4 Habits I've developed as a Linguist in Tech

4 Habits I've developed as a Linguist in Tech

One of my favourite questions from Alan Watts is... 'What would you like to do if money were no object? How would you enjoy spending your life?' It suddenly dawned on me that I love research and learning more about technology, especially Machine learning and Quantum technology. These are the two fields that still fascinate me to date.

My Journey in tech began six years ago while still in university. I was still sceptical that securing a job in the IT industry was plausible due to the nature of my course, which lacked the mathematical background required to grasp and understand machine learning. I have to give it to Andrew Ng for his famous encouragement during his ML course, 'Don't worry about it if you don't understand.' His course was the beginning of my career in the world of Machine Learning and Natural Language Processing.

Over the six years in tech have picked a few habits along the way,

  1. Making maths my best friend

    Though the prerequisites needed for math when learning machine learning are basic linear algebra and statistics, intermediate math will be essential, especially when one wants to upscale their knowledge beyond using already implemented algorithms. And being in academia and research, this was the wisest decision I have ever made. Much of the research work requires a good knowledge of maths, as it helps in reading research papers and implementing some algorithms.

  2. Developing a culture of reading research papers

    Before exploring the world of research papers, I was more into blogs, articles, youtube videos and Coursera courses to understand Machine learning and further my knowledge. They were more intimidating at first sight, all the maths jargon, formulas, set notations and hard-to-follow pseudocode; I could not dare look it twice. But something kept bothering me, the desire to understand Perceptron at its basic fundamental level. Can I implement the neuron without the Keras and TensorFlow, just a simple Python code with NumPy or a simple Python array? There I was, scrapping through the different research papers on Perceptron, which marked the beginning of my exploration into research papers.

  3. Coding

    Writing codes is among my favourite when it comes to computers. Acquiring good standard coding practices is of utmost importance. All these skills can be gained through practising and contributing to open-source projects. Last year I learnt a lot while contributing to Ivy - The Unified Machine Learning Framework, i.e. good coding practises and writing tests, which I rarely do because most of my work involved creating and fine-tuning models.

    Furthermore, as much as research papers are interesting, the beauty of it all is implementing the method proposed in those papers; this not only expands one's knowledge in the domain but also better techniques in problem-solving.

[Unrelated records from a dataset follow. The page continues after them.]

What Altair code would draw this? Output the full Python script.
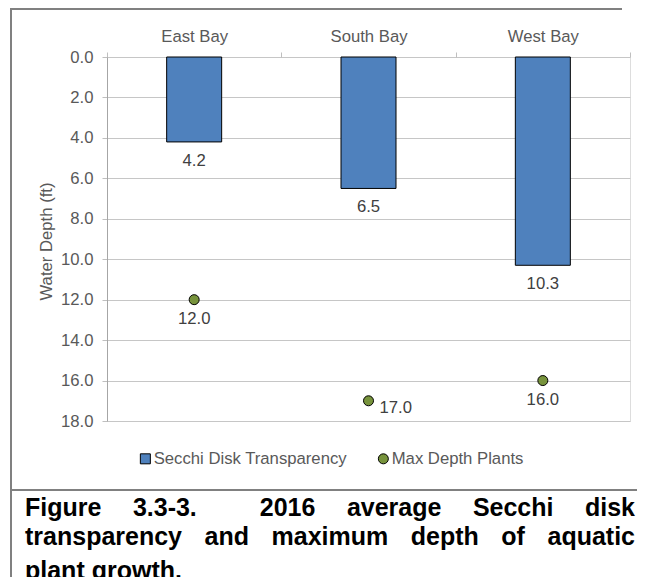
import altair as alt
import pandas as pd

# ---- data ----
sites = ["East Bay", "South Bay", "West Bay"]
secchi = [4.2, 6.5, 10.3]
max_depth = [12.0, 17.0, 16.0]
series_names = ["Secchi Disk Transparency", "Max Depth Plants"]
series_colors = ["#4F81BD", "#77933C"]
series_shapes = ["square", "circle"]
y_ticks = [0, 2, 4, 6, 8, 10, 12, 14, 16, 18]
y_title = "Water Depth  (ft)"
caption_lines = [
    "Figure 3.3-3.  2016 average Secchi disk",
    "transparency and maximum depth of aquatic",
    "plant growth.",
]

FONT = "Liberation Sans"
TXT = "#595959"
FS = 16.7
CAP_SIZE = 25

# Arial Bold advance widths (per em) for justifying the caption like the source document
_W = {
    "a": .556, "b": .611, "c": .556, "d": .611, "e": .556, "f": .333, "g": .611,
    "h": .611, "i": .278, "j": .278, "k": .556, "l": .278, "m": .889, "n": .611,
    "o": .611, "p": .611, "q": .611, "r": .389, "s": .556, "t": .333, "u": .611,
    "v": .556, "w": .778, "x": .556, "y": .556, "z": .5, "F": .611, "S": .667,
    ".": .278, "-": .333, " ": .278,
}


def text_w(s):
    return sum(_W.get(ch, .556) for ch in s) * CAP_SIZE


def justify(line, left, right, full=True):
    """Return (word, x_start) pairs; spaces stretched so the line fills left..right."""
    words = line.split(" ")
    n_spaces = line.count(" ")
    widths = [text_w(w) for w in words if w]
    if full:
        space = (right - left - sum(widths)) / n_spaces
    else:
        space = text_w(" ")
    out, xpos = [], left
    for w in words:
        if w == "":
            xpos += space
            continue
        out.append((w, xpos))
        xpos += text_w(w) + space
    return out


bars_df = pd.DataFrame({"site": sites, "value": secchi, "series": series_names[0]})
pts_df = pd.DataFrame({"site": sites, "value": max_depth, "series": series_names[1]})

x_enc = alt.X(
    "site:N",
    sort=sites,
    scale=alt.Scale(domain=sites, paddingInner=0, paddingOuter=0),
    axis=alt.Axis(
        orient="top", title=None, labelAngle=0, tickBand="extent",
        domain=False, ticks=True, tickSize=5, tickColor="#BFBFBF",
        labelPadding=7, labelFontSize=FS, labelColor=TXT, labelFont=FONT,
        grid=False,
    ),
)
y_enc = alt.Y(
    "value:Q",
    scale=alt.Scale(domain=[0, 18], reverse=True, nice=False),
    axis=alt.Axis(
        values=y_ticks, format=".1f", title=y_title,
        tickSize=5, tickColor="#BFBFBF", domainColor="#A6A6A6",
        gridColor="#C6C6C6", labelPadding=9, labelFontSize=FS,
        labelColor=TXT, labelFont=FONT,
        titleFontSize=FS, titleFontWeight="normal", titleColor=TXT,
        titleFont=FONT, titleX=-61, titleY=184, titleAngle=270,
        titleAlign="center", titleBaseline="middle",
    ),
)
legend = alt.Legend(
    title=None, orient="none", legendX=30, legendY=393,
    direction="horizontal", symbolSize=100, symbolStrokeColor="black",
    symbolStrokeWidth=1, labelFontSize=FS, labelColor=TXT, labelFont=FONT,
    columnPadding=28, labelOffset=0, labelLimit=0,
)
color_enc = alt.Color(
    "series:N", scale=alt.Scale(domain=series_names, range=series_colors),
    legend=legend,
)
shape_enc = alt.Shape(
    "series:N", scale=alt.Scale(domain=series_names, range=series_shapes),
    legend=legend,
)

bars = alt.Chart(bars_df).mark_bar(size=55, stroke="black", strokeWidth=1).encode(
    x=x_enc, y=y_enc, color=color_enc
)
bar_labels = alt.Chart(bars_df).mark_text(
    dy=19, fontSize=FS, color="#404040", font=FONT
).encode(x=x_enc, y=y_enc, text=alt.Text("value:Q", format=".1f"))

points = alt.Chart(pts_df).mark_point(
    filled=True, size=100, stroke="black", strokeWidth=1, opacity=1
).encode(x=x_enc, y=y_enc, color=color_enc, shape=shape_enc)

pt_labels_below = alt.Chart(pts_df).transform_filter(
    alt.datum.site != "South Bay"
).mark_text(dy=19, fontSize=FS, color="#404040", font=FONT).encode(
    x=x_enc, y=y_enc, text=alt.Text("value:Q", format=".1f")
)
pt_labels_right = alt.Chart(pts_df).transform_filter(
    alt.datum.site == "South Bay"
).mark_text(dx=11, dy=7, align="left", fontSize=FS, color="#404040", font=FONT).encode(
    x=x_enc, y=y_enc, text=alt.Text("value:Q", format=".1f")
)

one = pd.DataFrame({"a": [0]})
BORDER = dict(stroke="#808080", strokeWidth=2)
border_top = alt.Chart(one).mark_rule(**BORDER).encode(
    x=alt.value(-97), x2=alt.value(515), y=alt.value(-48)
)
border_bottom = alt.Chart(one).mark_rule(**BORDER).encode(
    x=alt.value(-97), x2=alt.value(530), y=alt.value(433)
)
border_left = alt.Chart(one).mark_rule(**BORDER).encode(
    x=alt.value(-96), y=alt.value(-48), y2=alt.value(540)
)

# caption (plot origin is at page x=107, y=57)
cap_left, cap_right = 25 - 107, 635 - 107
cap_base = [516 - 57, 545 - 57, 579 - 57]
caption_layers = []
for k, (line, yb) in enumerate(zip(caption_lines, cap_base)):
    full = k < len(caption_lines) - 1
    for w, xp in justify(line, cap_left, cap_right, full):
        caption_layers.append(
            alt.Chart(one).mark_text(
                fontSize=CAP_SIZE, fontWeight="bold", font=FONT, color="black",
                align="left", baseline="alphabetic",
            ).encode(x=alt.value(xp), y=alt.value(yb), text=alt.value(w))
        )

chart = alt.layer(
    bars, bar_labels, points, pt_labels_below, pt_labels_right,
    border_top, border_bottom, border_left, *caption_layers,
).properties(
    width=523, height=364,
    autosize=alt.AutoSizeParams(type="none"),
    padding={"left": 99, "top": 49, "right": 8, "bottom": 156},
).configure_view(stroke="#BFBFBF", strokeWidth=1).configure(background="white")

chart.save("out.html", embed_options={"renderer": "svg", "actions": False})
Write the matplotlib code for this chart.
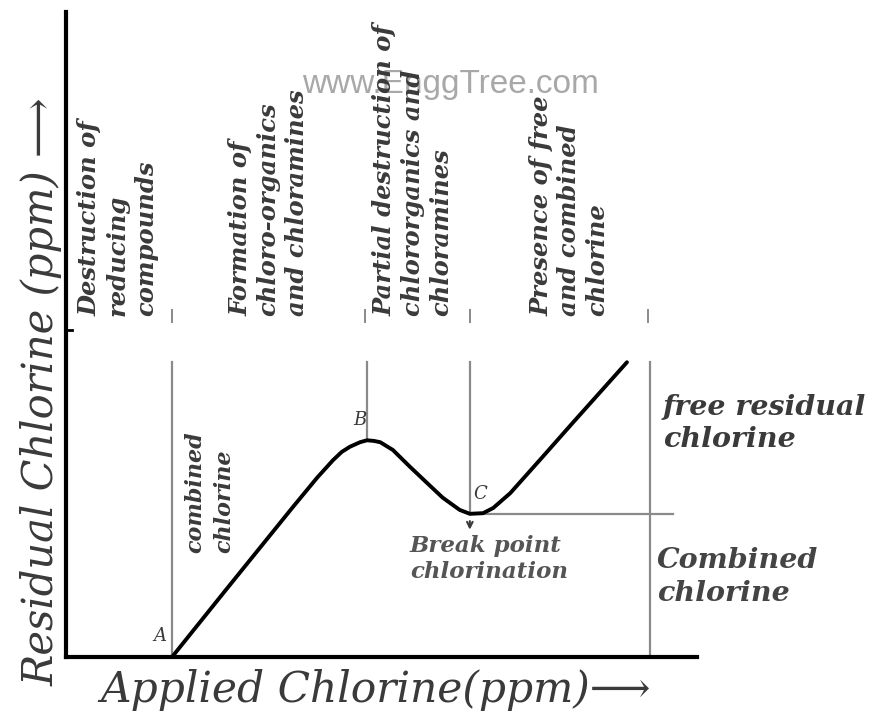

  4. Always Keeping an open-mind

    Technology is constantly evolving; there is chatgpt4 that has taken everyone by storm. Google Bard was later launched, but the level of performance did not match that of GPT4. Facebook LLaMA-13B was open-sourced. At launch, its performance was not close to Google and Chapgpt4; nonetheless, after three weeks of improvement by Alphaca-13B and Vicuna-13B, the model is almost performing at the level of Google Bard.

    Image source

    What caught my attention is the use of 4-bit quantization by Georgi Gerganov; to run LLaMA on a MacBook CPU, something I would love to try on my laptop.

Coming from a linguistics background, I did not struggle when it came to understanding linguistic terminology. It was fascinating that It was possible to combine what I was learning in class with NLP, i.e. sentence structures I and II. The most interesting of all was a text summary, courtesy of Gensim library, which I used to create a summarizer and feed a chunk of the novel; though sometimes the results were not promising, it was better than none, reading a 500-page novel was somehow a long feat.